ザイースタンジェイドでは淡路島由良の「川勝うに加工」と直接取引をしており、豊洲でも入荷が取合いの「川勝のうに」を私どもだけが直送でオンライン販売しております。 親方の川北代表は元潜水協会会長もしており、プロ中のプロのダイバーで、息子さんも同じく凄腕のダイバーのため、誰も行けないようなところまで行くことができ、良質な赤ウニを獲ってくることができます。 一折50g程度で、値段も日本最高級の価格ですが、私どもと同じ特上グレードのアカうにを鮨屋で食べようものなら、エグゼクティブと言えども二貫食べるのも躊躇する金額になると思われる。 ウニ好きなら年に一度は贅沢をして存分に味わいたい。
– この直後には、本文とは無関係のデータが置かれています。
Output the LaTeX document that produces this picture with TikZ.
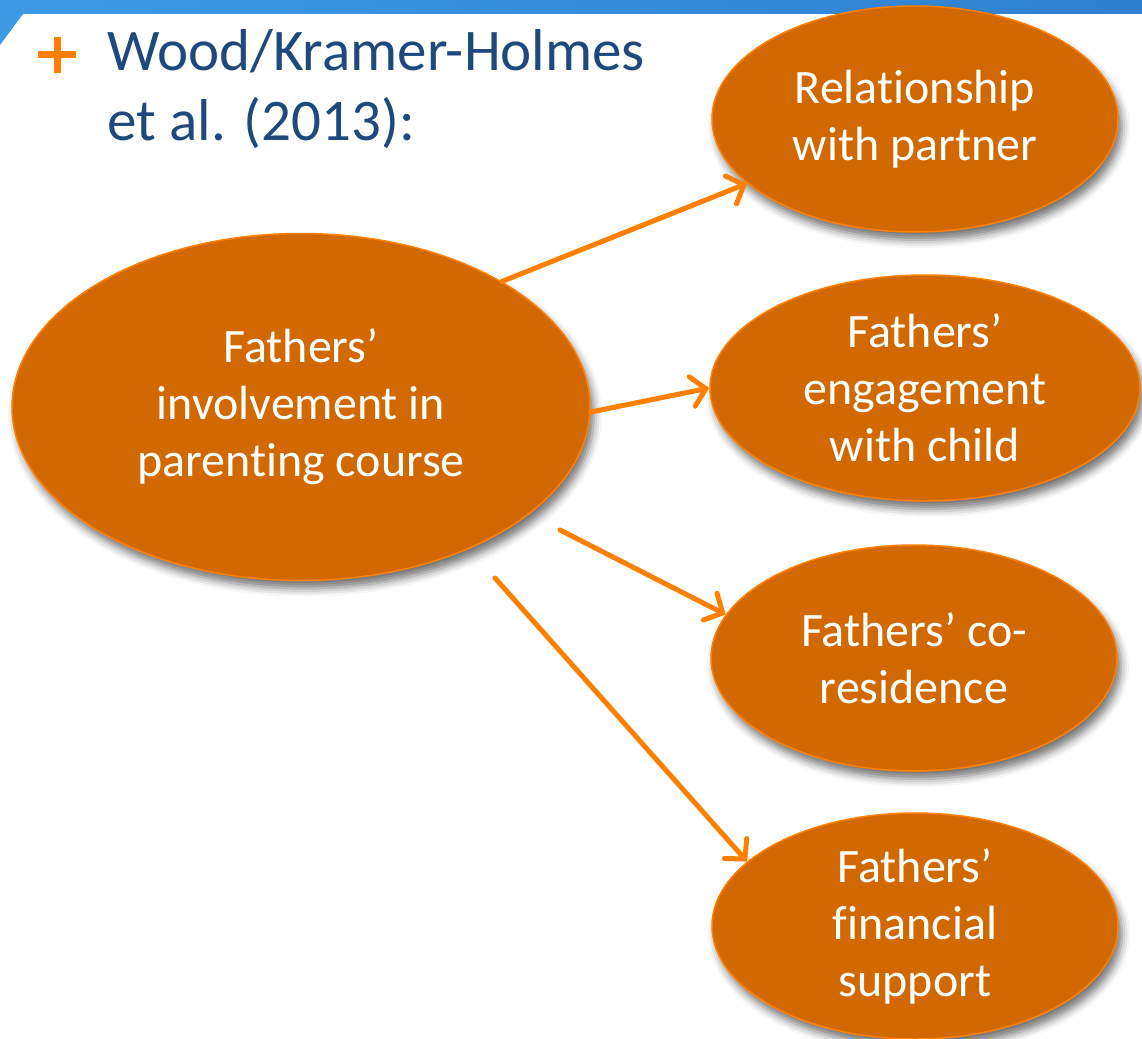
\documentclass[tikz,border=0pt]{standalone}
\usepackage{fontspec}
\setmainfont[Ligatures=NoCommon]{Carlito}
\usetikzlibrary{shapes,arrows.meta,shadows.blur}
\definecolor{barblue}{HTML}{3C9AE4}
\definecolor{bardark}{HTML}{2F80CE}
\definecolor{titleblue}{HTML}{1F497D}
\definecolor{bubblefill}{HTML}{D26900}
\definecolor{linkorange}{HTML}{FF8000}

\begin{document}
\begin{tikzpicture}[x=1pt,y=-1pt]%
\tikzstyle{bubble} = [ellipse, draw=linkorange, line width=1.5pt, fill=bubblefill,
    text=white, align=center, inner sep=-25pt,
    minimum width=406pt, minimum height=226pt,
    font=\fontsize{48}{57}\selectfont,
    blur shadow={shadow xshift=4pt, shadow yshift=-8pt,
      shadow blur radius=8pt, shadow opacity=55}]
\tikzstyle{link} = [draw=linkorange, line width=5pt, line cap=round,
    -{Straight Barb[length=14pt, width=30pt, line cap=round]}]

\useasboundingbox (0,0) rectangle (1142,1038);
\clip (0,0) rectangle (1142,1038);

% slide header
\shade[left color=barblue, right color=bardark] (0,0) rectangle (1142,14);
\fill[barblue] (0,14) -- (23,14) -- (0,45) -- cycle;

\draw[linkorange, line width=7pt] (38,55) -- (76,55) (57,37) -- (57,73);
\node[titleblue, font=\fontsize{59}{70}\selectfont, align=left,
    anchor=north west, inner sep=0pt] (title) at (107,29)
    {Wood/Kramer-Holmes\\et al. (2013):};

\node[bubble, minimum width=578pt, minimum height=347pt] (course) at (301,407)
    {Fathers’\\involvement in\\parenting course};
\node[bubble] (partner) at (915,119) {Relationship\\with partner};
\node[bubble, minimum width=430pt] (engage) at (925,388)
    {Fathers’\\engagement\\with child};
\node[bubble] (home) at (914,658) {Fathers’ co-\\residence};
\node[bubble] (support) at (915,926) {Fathers’\\financial\\support};

\coordinate (fork3) at (560,530);
\coordinate (fork4) at (495,578);

\draw[link] (course.32) -- (partner.201);
\draw[link] (course.-1) -- (engage.west);
\draw[link] (fork3) -- (home.167);
\draw[link] (fork4) -- (support.159);
\end{tikzpicture}
\end{document}
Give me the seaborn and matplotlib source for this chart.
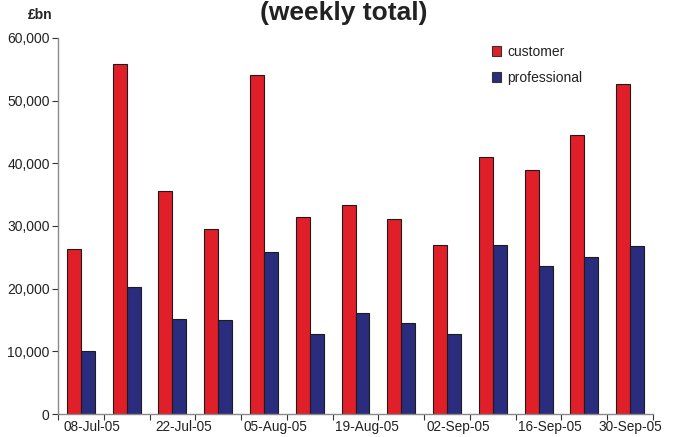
import matplotlib
matplotlib.use("Agg")
import matplotlib.pyplot as plt
from matplotlib.patches import Patch
from matplotlib.transforms import ScaledTranslation
from matplotlib.ticker import FuncFormatter, FixedLocator
import seaborn as sns
import pandas as pd

# Weekly totals (£bn)
weeks = ["08-Jul-05", "15-Jul-05", "22-Jul-05", "29-Jul-05", "05-Aug-05",
         "12-Aug-05", "19-Aug-05", "26-Aug-05", "02-Sep-05", "09-Sep-05",
         "16-Sep-05", "23-Sep-05", "30-Sep-05"]
customer = [26400, 55800, 35500, 29500, 54100, 31500, 33300,
            31100, 27000, 41000, 39000, 44500, 52600]
professional = [10100, 20200, 15100, 15000, 25900, 12700, 16100,
                14500, 12700, 26900, 23600, 25000, 26800]
series_names = ["customer", "professional"]
y_ticks = [0, 10000, 20000, 30000, 40000, 50000, 60000]

RED = "#E01F29"
NAVY = "#2A2C7E"

df = pd.DataFrame({
    "week": weeks * 2,
    "value": customer + professional,
    "series": [series_names[0]] * len(weeks) + [series_names[1]] * len(weeks),
})

sns.set_theme(style="white")
plt.rcParams["font.family"] = ["Liberation Sans", "DejaVu Sans"]

W, H = 687, 437
fig = plt.figure(figsize=(W / 100, H / 100), dpi=100)
ax = fig.add_axes([58 / W, 23 / H, (653 - 58) / W, (414 - 37.9) / H])

sns.barplot(data=df, x="week", y="value", hue="series", order=weeks,
            hue_order=series_names, palette=[RED, NAVY], saturation=1,
            width=0.61, edgecolor="#1c1c1c", linewidth=0.8, legend=False,
            ax=ax)

ax.set_xlim(-0.5, len(weeks) - 0.5)
ax.set_ylim(0, 60000)
ax.set_xlabel("")
ax.set_ylabel("")

# y axis
ax.set_yticks(y_ticks)
ax.yaxis.set_major_formatter(FuncFormatter(lambda v, p: f"{int(v):,}"))
ax.tick_params(axis="y", which="major", direction="out", length=4, width=0.8,
               color="#333333", pad=2, labelsize=10, labelcolor="#222222",
               left=True)

# x axis: tick marks on week boundaries, labels every other week
ax.xaxis.set_minor_locator(FixedLocator([i - 0.5 for i in range(len(weeks) + 1)]))
label_pos = list(range(0, len(weeks), 2))
ax.set_xticks(label_pos)
ax.set_xticklabels([weeks[i] for i in label_pos])
ax.tick_params(axis="x", which="major", length=0, pad=4.5, labelsize=9.8,
               labelcolor="#222222")
ax.tick_params(axis="x", which="minor", direction="out", length=4.5, width=0.8,
               color="#333333", bottom=True)
shift = ScaledTranslation(11 / 100, 0, fig.dpi_scale_trans)
for lbl in ax.get_xticklabels()[:-1]:
    lbl.set_transform(lbl.get_transform() + shift)

for side in ("top", "right"):
    ax.spines[side].set_visible(False)
for side in ("left", "bottom"):
    ax.spines[side].set_color("#8a8a8a")
    ax.spines[side].set_linewidth(1.0)

# legend
handles = [Patch(facecolor=RED, edgecolor="#333333", linewidth=0.8),
           Patch(facecolor=NAVY, edgecolor="#333333", linewidth=0.8)]
fig.legend(handles, series_names, loc="upper left",
           bbox_to_anchor=(485 / W, 1 - 38 / H), frameon=False,
           fontsize=10, handlelength=0.65, handleheight=0.65,
           handletextpad=0.45, labelspacing=0.85, borderpad=0,
           labelcolor="#222222")

# titles
fig.text(0.5, 1 - 20 / H, "(weekly total)", ha="center", va="baseline",
         fontsize=19, fontweight="bold", color="#222222")
fig.text(40 / W, 1 - 15 / H, "£bn", ha="center", va="center",
         fontsize=10, fontweight="bold", color="#222222")

fig.savefig("out.png", dpi=100)
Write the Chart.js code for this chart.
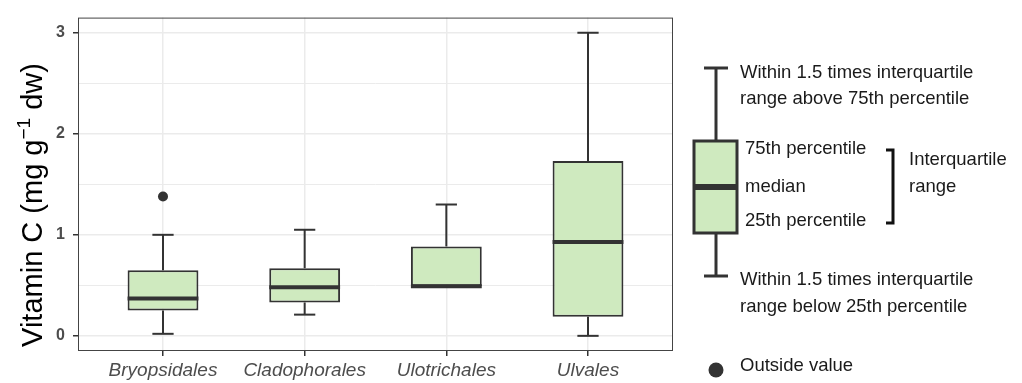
<!DOCTYPE html>
<html>
<head>
<meta charset="utf-8">
<title>Vitamin C by order</title>
<script src="https://cdn.jsdelivr.net/npm/chart.js@4.4.1/dist/chart.umd.min.js"></script>
<style>
  html, body { margin: 0; padding: 0; background: #ffffff; }
  #wrap { width: 1022px; height: 383px; position: relative; }
</style>
</head>
<body>
<div id="wrap"><canvas id="chart"></canvas></div>
<script>
// Box-plot summaries per algal order (mg g-1 dw)
const categories    = ['Bryopsidales', 'Cladophorales', 'Ulotrichales', 'Ulvales'];
const lowerWhisker  = [0.02, 0.21, 0.49, 0.00];
const lowerQuartile = [0.25, 0.33, 0.49, 0.19];
const medians       = [0.37, 0.48, 0.49, 0.93];
const upperQuartile = [0.65, 0.67, 0.885, 1.73];
const upperWhisker  = [1.00, 1.05, 1.30, 3.00];

// Points outside the whiskers
const outlierGroup  = ['Bryopsidales'];
const outlierValue  = [1.38];

// Axis ticks
const yMajorTicks = [0, 1, 2, 3];
const yMinorTicks = [0.5, 1.5, 2.5];

const FONT = "'Liberation Sans', Arial, Helvetica, sans-serif";
const BOX_FILL = '#cfeabf';
const INK = '#333333';
const CAP_WIDTH = 0.15;   // whisker cap width in category units

const boxData = categories.map((c, i) => ({ x: i + 1, y: [lowerQuartile[i], upperQuartile[i]] }));
const outlierData = outlierGroup.map((g, i) => ({ x: categories.indexOf(g) + 1, y: outlierValue[i] }));

function strokeLine(ctx, x1, y1, x2, y2) {
  ctx.beginPath();
  ctx.moveTo(x1, y1);
  ctx.lineTo(x2, y2);
  ctx.stroke();
}

// Whiskers, medians, panel frame, axis title and the explanatory key
const boxParts = {
  id: 'boxParts',
  beforeDatasetsDraw(chart) {
    const { ctx, scales: { x, y } } = chart;
    ctx.save();
    ctx.strokeStyle = INK;
    ctx.lineWidth = 2;
    categories.forEach((c, i) => {
      const px = x.getPixelForValue(i + 1);
      const half = x.getPixelForValue(i + 1 + CAP_WIDTH / 2) - px;
      const yHi = y.getPixelForValue(upperWhisker[i]);
      const yLo = y.getPixelForValue(lowerWhisker[i]);
      strokeLine(ctx, px, y.getPixelForValue(upperQuartile[i]), px, yHi);
      strokeLine(ctx, px, y.getPixelForValue(lowerQuartile[i]), px, yLo);
      strokeLine(ctx, px - half, yHi, px + half, yHi);
      strokeLine(ctx, px - half, yLo, px + half, yLo);
    });
    ctx.restore();
  },
  afterDatasetsDraw(chart) {
    const { ctx, scales: { y } } = chart;
    const bars = chart.getDatasetMeta(0).data;
    ctx.save();
    ctx.strokeStyle = INK;
    ctx.lineWidth = 4;
    bars.forEach((bar, i) => {
      const ym = y.getPixelForValue(medians[i]);
      strokeLine(ctx, bar.x - bar.width / 2, ym, bar.x + bar.width / 2, ym);
    });
    ctx.restore();
  },
  afterDraw(chart) {
    const { ctx, chartArea: a } = chart;
    ctx.save();

    // panel frame
    ctx.strokeStyle = '#444444';
    ctx.lineWidth = 1;
    ctx.strokeRect(a.left + 0.5, a.top + 0.5, a.right - a.left - 1, a.bottom - a.top - 1);

    // y-axis title with superscript
    const big = '29px ' + FONT, small = '19px ' + FONT;
    const parts = [
      { t: 'Vitamin C (mg g', f: big, dy: 0 },
      { t: '\u22121', f: small, dy: -12 },
      { t: ' dw)', f: big, dy: 0 }
    ];
    let total = 0;
    parts.forEach(p => { ctx.font = p.f; p.w = ctx.measureText(p.t).width; total += p.w; });
    ctx.translate(42, 205);
    ctx.rotate(-Math.PI / 2);
    ctx.fillStyle = '#000000';
    ctx.textBaseline = 'alphabetic';
    ctx.textAlign = 'left';
    let cx = -total / 2;
    parts.forEach(p => { ctx.font = p.f; ctx.fillText(p.t, cx, p.dy); cx += p.w; });
    ctx.setTransform(1, 0, 0, 1, 0, 0);

    // explanatory key
    ctx.strokeStyle = INK;
    ctx.lineWidth = 3;
    strokeLine(ctx, 716, 68, 716, 141);
    strokeLine(ctx, 716, 233, 716, 276);
    strokeLine(ctx, 704, 68, 728, 68);
    strokeLine(ctx, 704, 276, 728, 276);
    ctx.fillStyle = BOX_FILL;
    ctx.fillRect(694, 141, 43, 92);
    ctx.strokeRect(694, 141, 43, 92);
    ctx.lineWidth = 6;
    strokeLine(ctx, 694, 187, 737, 187);

    ctx.strokeStyle = '#111111';
    ctx.lineWidth = 3;
    ctx.beginPath();
    ctx.moveTo(886, 150);
    ctx.lineTo(893, 150);
    ctx.lineTo(893, 223);
    ctx.lineTo(886, 223);
    ctx.stroke();

    ctx.fillStyle = INK;
    ctx.beginPath();
    ctx.arc(716, 370, 7.5, 0, Math.PI * 2);
    ctx.fill();

    ctx.fillStyle = '#1a1a1a';
    ctx.font = '18.5px ' + FONT;
    ctx.textAlign = 'left';
    ctx.textBaseline = 'middle';
    const lines = [
      ['Within 1.5 times interquartile', 740, 73],
      ['range above 75th percentile', 740, 99],
      ['75th percentile', 745, 149],
      ['median', 745, 187],
      ['25th percentile', 745, 221],
      ['Interquartile', 909, 160],
      ['range', 909, 187],
      ['Within 1.5 times interquartile', 740, 280],
      ['range below 25th percentile', 740, 307],
      ['Outside value', 740, 366]
    ];
    lines.forEach(([t, x, y]) => ctx.fillText(t, x, y));
    ctx.restore();
  }
};

new Chart(document.getElementById('chart'), {
  type: 'bar',
  data: {
    datasets: [
      {
        type: 'bar',
        data: boxData,
        backgroundColor: BOX_FILL,
        borderColor: INK,
        borderWidth: 2,
        borderSkipped: false,
        categoryPercentage: 1.0,
        barPercentage: 0.5,
        order: 2
      },
      {
        type: 'scatter',
        data: outlierData,
        backgroundColor: INK,
        borderWidth: 0,
        pointRadius: 5,
        order: 1
      }
    ]
  },
  options: {
    responsive: true,
    maintainAspectRatio: false,
    devicePixelRatio: 1,
    animation: false,
    layout: { padding: { top: 8, right: 349, left: 0, bottom: 0 } },
    plugins: { legend: { display: false }, tooltip: { enabled: false } },
    scales: {
      x: {
        type: 'linear',
        offset: false,
        min: 0.4,
        max: 4.6,
        afterBuildTicks: s => { s.ticks = categories.map((c, i) => ({ value: i + 1 })); },
        afterFit: s => { s.height = 32; },
        border: { display: false },
        grid: { offset: false, color: '#ebebeb', lineWidth: 1.5, tickColor: INK, tickLength: 5, tickWidth: 1.5 },
        ticks: {
          padding: 3,
          color: '#4d4d4d',
          font: { family: FONT, size: 19, style: 'italic' },
          callback: v => categories[v - 1] || ''
        }
      },
      y: {
        type: 'linear',
        min: -0.15,
        max: 3.15,
        afterBuildTicks: s => {
          s.ticks = yMajorTicks.concat(yMinorTicks).sort((p, q) => p - q).map(v => ({ value: v }));
        },
        afterFit: s => { s.width = 78; },
        border: { display: false },
        grid: {
          color: '#ebebeb',
          lineWidth: c => yMajorTicks.includes(c.tick.value) ? 1.5 : 1,
          tickColor: c => yMajorTicks.includes(c.tick.value) ? INK : 'rgba(0,0,0,0)',
          tickLength: 5,
          tickWidth: 1.5
        },
        ticks: {
          padding: 8,
          color: '#4d4d4d',
          font: { family: FONT, size: 16, weight: 'bold' },
          callback: v => yMajorTicks.includes(v) ? String(v) : ''
        },
        title: { display: false }
      }
    }
  },
  plugins: [boxParts]
});
</script>
</body>
</html>
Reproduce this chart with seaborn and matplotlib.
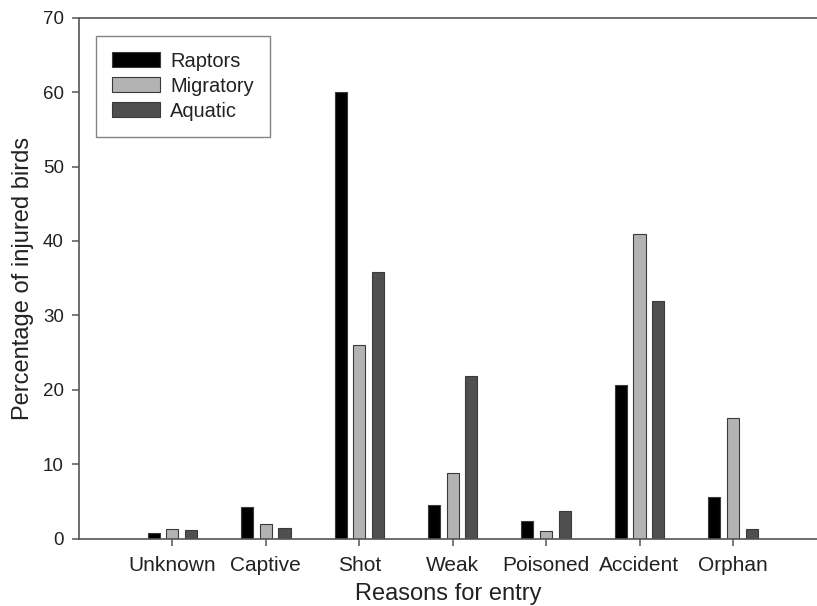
import matplotlib
matplotlib.use("Agg")
import matplotlib.pyplot as plt
import seaborn as sns
import pandas as pd

reasons = ["Unknown", "Captive", "Shot", "Weak", "Poisoned", "Accident", "Orphan"]
raptors = [0.8, 4.3, 60.0, 4.6, 2.4, 20.7, 5.6]
migratory = [1.4, 2.0, 26.0, 8.8, 1.1, 40.9, 16.2]
aquatic = [1.2, 1.5, 35.9, 21.9, 3.8, 31.9, 1.4]
groups = ["Raptors", "Migratory", "Aquatic"]

data = pd.DataFrame({
    "reason": reasons * 3,
    "group": [g for g in groups for _ in reasons],
    "pct": raptors + migratory + aquatic,
})

sns.set_style("ticks")
plt.rcParams["font.family"] = ["Liberation Sans", "DejaVu Sans"]

fig = plt.figure(figsize=(8.17, 6.06), dpi=100)
ax = fig.add_axes([0.0967, 0.1106, 0.9033, 0.8605])

fills = {"Raptors": "#000000", "Migratory": "#b3b3b3", "Aquatic": "#4f4f4f"}
sns.barplot(data=data, x="reason", y="pct", hue="group", order=reasons,
            hue_order=groups, palette=fills, width=0.6, gap=0.35,
            edgecolor="#3a3a3a", linewidth=0.8, ax=ax)

ax.set_xlim(-1.0, 6.9)
ax.set_ylim(0, 70)
ax.set_yticks(range(0, 71, 10))

ax.spines["right"].set_visible(False)
for s in ["left", "bottom", "top"]:
    ax.spines[s].set_color("#555555")
    ax.spines[s].set_linewidth(1.2)
ax.tick_params(direction="out", length=5, width=1.1, color="#555555",
               labelcolor="#222222")
ax.tick_params(axis="y", labelsize=13.5, pad=6)
ax.tick_params(axis="x", labelsize=15, pad=7)

ax.set_xlabel("Reasons for entry", fontsize=17, color="#222222", labelpad=6)
ax.set_ylabel("Percentage of injured birds", fontsize=17, color="#222222", labelpad=6)

leg = ax.legend(loc="upper left", bbox_to_anchor=(0.023, 0.965), fontsize=14.4,
                frameon=True, fancybox=False, handlelength=2.4, handleheight=0.75,
                labelspacing=0.3, borderpad=0.8, handletextpad=0.5,
                borderaxespad=0)
leg.get_frame().set_edgecolor("#666666")
leg.get_frame().set_linewidth(1.0)
for t in leg.get_texts():
    t.set_color("#222222")

fig.savefig("out.png", dpi=100)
そう思わせる特別なウニがアカウニだ。
黒ウニ (ムラサキウニ)
見た目はほぼキタムラサキウニと同じだが、やや小粒なことが特徴。太平洋側だと茨城より南、日本海側は秋田より南で、名産地は基本的にアカウニと同じ地域が多く、淡路島由良、長崎平戸、長崎壱岐、そして島根県隠岐島などになる。 北海道や東北のキタムラサキウニとは種類も違うが、ウニが食べているものも違うので味わいも異なる。沖縄や台湾でも生息している。
バフンウニ
バフンウニはエゾバフンウニより小ぶりで、少し棘が鋭い見た目をしている。粒が小さくほとんどが加工されており、銘品として名高い越前仕立て汐ウニはバフンウニを使用している。